Authors are encouraged to organize their experimental setup and results into subsections or headings. We also provide the following suggestions, which are not a requirement for submission.

  1. Workloads and Datasets. List each benchmark/workload and why it is representative of HPDC use cases. If you are reporting subsets of benchmark suites, explain the reasons why you have chosen the specific subsets. Include version/commit IDs, data sizes, and any pre-/post-processing requirements. If the benchmark/workload is synthetic, justify the parameter choices and provide a generation script along with your artifact. Note any licensing or access constraints with your artifact as well.
  2. Hardware and System Environment Describe CPU(s), accelerator(s), memory hierarchy, storage devices, network/interconnect (e.g., InfiniBand/NVLink), and power/cooling modes relevant to your experiments. Include node count, topology, memory layout (e.g., NUMA), and resource partitioning. Report firmware/driver/BIOS, DVFS settings, and any throttling controls.
  3. Software Stack and Configuration. Specify OS, kernel, compilers, MPI/NCCL/RDMA libraries, CUDA/HIP/oneAPI versions, container runtime, scheduler (e.g., Slurm, Kubernetes), and key flags. State commit hashes for your code and baselines. Provide exact build commands and configuration files in the artifact (if available).
  4. Baselines and Comparisons. Select recent, competitive baselines; explain inclusion/exclusion criteria. Document how baselines were tuned (search space, budgets) to ensure fairness. If you reimplemented a baseline, validate it (e.g., match a published number or show deltas/regression tests).
  5. Methodology and Experimental Protocol. Define the primary metrics (e.g., execution time, throughput, time-to-solution, tail latency, energy, cost) and specify the warm-up policy, number of trials, random seeds, and processes to ensure statistical confidence in your data. If you present speedup, make sure you clarify what your baseline is. Clarify load models (open/closed-loop), input mixes, and failure/retry policies. State when results were averaged and how outliers were handled. Explain the choice of averaging metrics (e.g., mean, median) according to the data distribution and give clear indications of deviations from the average.
  6. Reproducibility Kit (AD/AE). Indicate whether artifacts are or will be available (code, configs, datasets, or pointers, container image, Makefile/script to reproduce key tables/figures). Provide a one-line path to the artifact or “available upon acceptance.”
Please note this suggested format is not a requirement for submission, and authors will not be penalized for using a different format.

Ethical Considerations

If your research describes a new security-related attack, please consider adding information about the responsible disclosure to the relevant entity. Overall, as appropriate and relevant, the paper should follow the ethical principles and not alter the security/privacy/equality expectations of the associated human users.

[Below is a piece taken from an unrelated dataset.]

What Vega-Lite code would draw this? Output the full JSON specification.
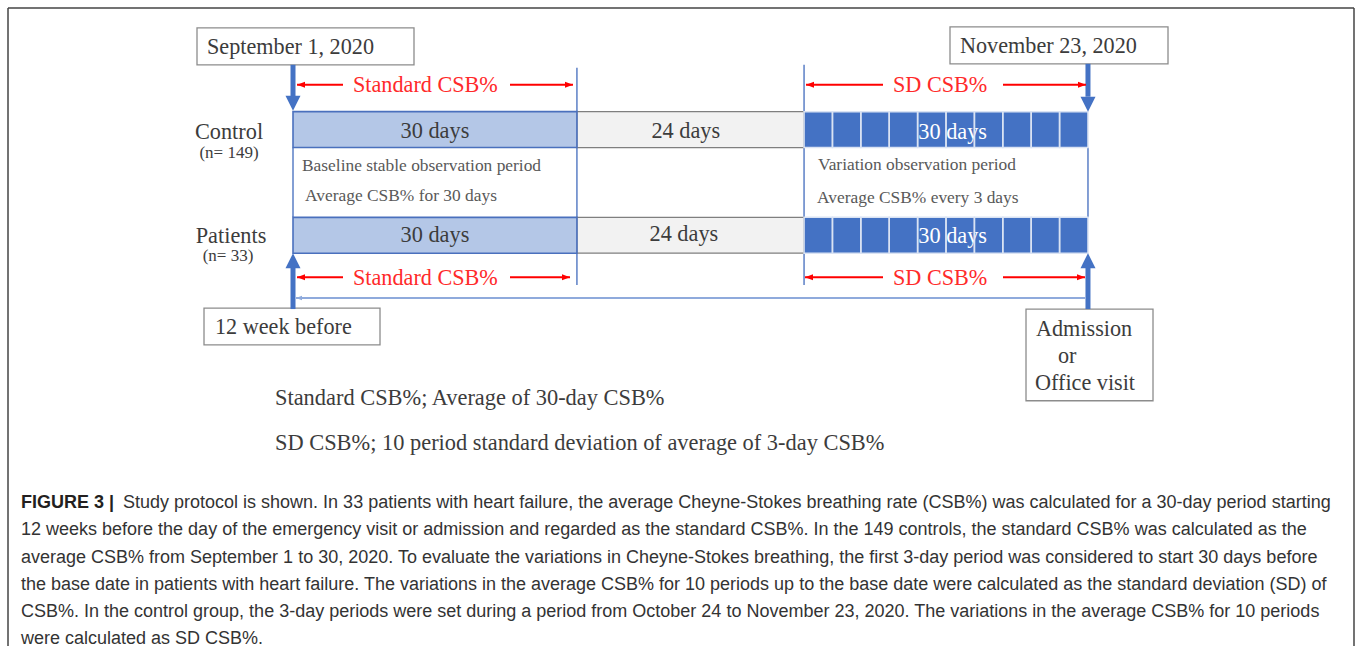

Inclusive Description of Research Contributions

Please consider making your research contribution description inclusive in nature. For example, consider using gender-neutral pronouns, consider using examples that are ethnicity/culture-rich, consider engaging users from diverse backgrounds if your research involves a survey, etc. Best efforts should be made to make the paper accessible to visually impaired or color-blind readers.